All’Onu l’asse fra Usa e l’Iran per combattere contro l’Isis
NEW YORK — L’Assemblea generale dell’Onu che si riunirà la prossima settimana al Palazzo di Vetro, sarà l’occasione per rafforzare e dare contenuto alla coalizione internazionale contro l’Isis, ma anche per allargare il consenso e il livello di consapevolezza della necessità di una lotta senza riserve al terrorismo tra i Paesi delle Nazioni Unite. Uno sforzo iniziato già ieri sera nella riunione del Consiglio di sicurezza sull’Iraq presieduta dal segretario di Stato Usa, John Kerry.
E le novità non sono mancate, a partire dal riconoscimento dello stesso Kerry che «anche l’Iran ha un ruolo per distruggere l’Isis». Parole significative soprattutto perché arrivano dopo giorni di colloqui diplomatici in margine al negoziato sul nucleare di Teheran nei quali si è discusso approfonditamente della minaccia mortale rappresentata dall’Isis. E così, mentre sui campi di battaglia continuano i raid aerei americani ai quali ora si è aggiunta anche la Francia che nella prima incursione dei suoi cacciabombardieri Rafale ha distrutto un deposito di armi ed esplosivi in Iraq uccidendo decine di terroristi (parole del presidente Hollande), a New York è iniziata una nuova fase del lavoro della coalizione alla quale hanno aderito una quarantina di Paesi.

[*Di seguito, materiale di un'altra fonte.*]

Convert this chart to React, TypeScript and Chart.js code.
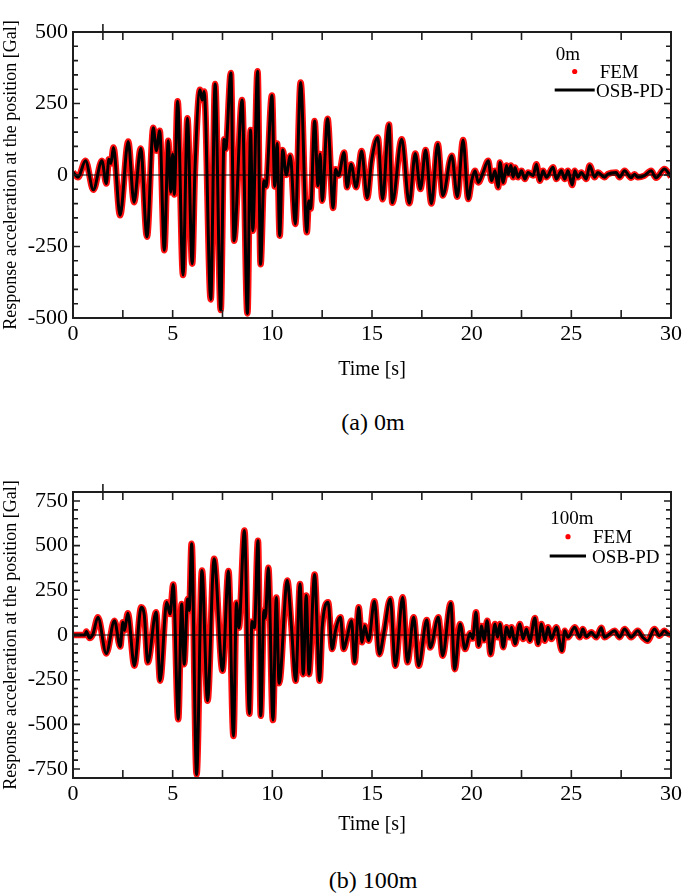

Qui da un lato c’è da stabilire chi fa che cosa per distruggere l’Isis perché, come ha detto chiaramente Barack Obama e come Kerry ha ripetuto anche ieri alle Nazioni Unite, «davanti a una simile barbarie, c’è una sola opzione possibile: un’azione collettiva» contro il califfato. Insomma, viene ribadito ancora una volta che questa non è una guerra americana, non c’è uno sforzo militare che gli Stati Uniti sosterranno da soli. Del resto lo stesso ministro degli Esteri italiano, Federica Mogherini, che ieri è intervenuta al dibattito in Consiglio di sicurezza, parlando poco prima dell’inizio dei lavori coi giornalisti ha sottolineato che è importante chiarire il ruolo di ognuno nella coalizione, ma anche coinvolgere al massimo i Paesi dell’area mediorientale per dimostrare al mondo che questa non è una guerra dell’Occidente ma una sollevazione planetaria contro il terrorismo più efferato. E, in effetti, ieri, i 15 membri del Consiglio di sicurezza hanno votato all’unanimità un documento che giudica l’offensiva su vasta scala dell’Isis una minaccia mortale in primo luogo per la regione e ribadisce «l’urgente necessità di fermare qualsiasi commercio diretto o indiretto di petrolio dall’Iraq che coinvolge l’Isis, con l’obiettivo di porre fine al finanziamento del terrorismo».
Un contributo all’unanimità su questa materia lo stanno dando anche i russi che hanno giudicato accettabile il linguaggio di una bozza di risoluzione per bloccare i movimenti dei terroristi stranieri (soprattutto occidentali) che si sono arruolati nell’Isis, predisposta dagli americani che in questo mese di settembre hanno la presidenza del Consiglio di sicurezza. Washington spera che i 15 del Consiglio votino la risoluzione contro i «foreign fighters» entro la metà della prossima settimana.
Quanto alle cose da fare, la Mogherini ha escluso che l’Italia possa partecipare ai bombardamenti come sta facendo la Francia: «Non è un tema oggi in discussione nel nostro Paese: è stata già presa la decisione di dare un sostegno umanitario, a cominciare dai sei voli che hanno raggiunto Erbil nelle settimane scorse, mentre altri due seguiranno domani. Alla fine arriveremo complessivamente a 18 velivoli cargo carichi di aiuti». Quanto a quelli militari, il ministro italiano ha ricordato che stiamo fornendo armi e munizioni ai combattenti curdi nel nord dell’Iraq e, a fronte dell’impegno di Paesi come Australia e Germania che manderanno in Iraq militari in veste di consiglieri o di esperti impegnati nell’addestramento delle forze armate irachene, la Mogherini ha detto che questa è una strada che potrebbe essere esplorata anche dall’Italia. Che del resto si è già detta pronta a contribuire nei campi dell’addestramento, della logistica e del rifornimento in volo degli aerei militari della coalizione. Una parola del ministro anche per le iniziative per arginare l’epidemia di Ebola: massimo impegno per debellare una minaccia spaventosa per la sicurezza e lo sviluppo dell’Africa Occidentale, sperando che non abbiano fondamento le voci di un tentativo di usare i germi dell’epidemia a scopi terroristici.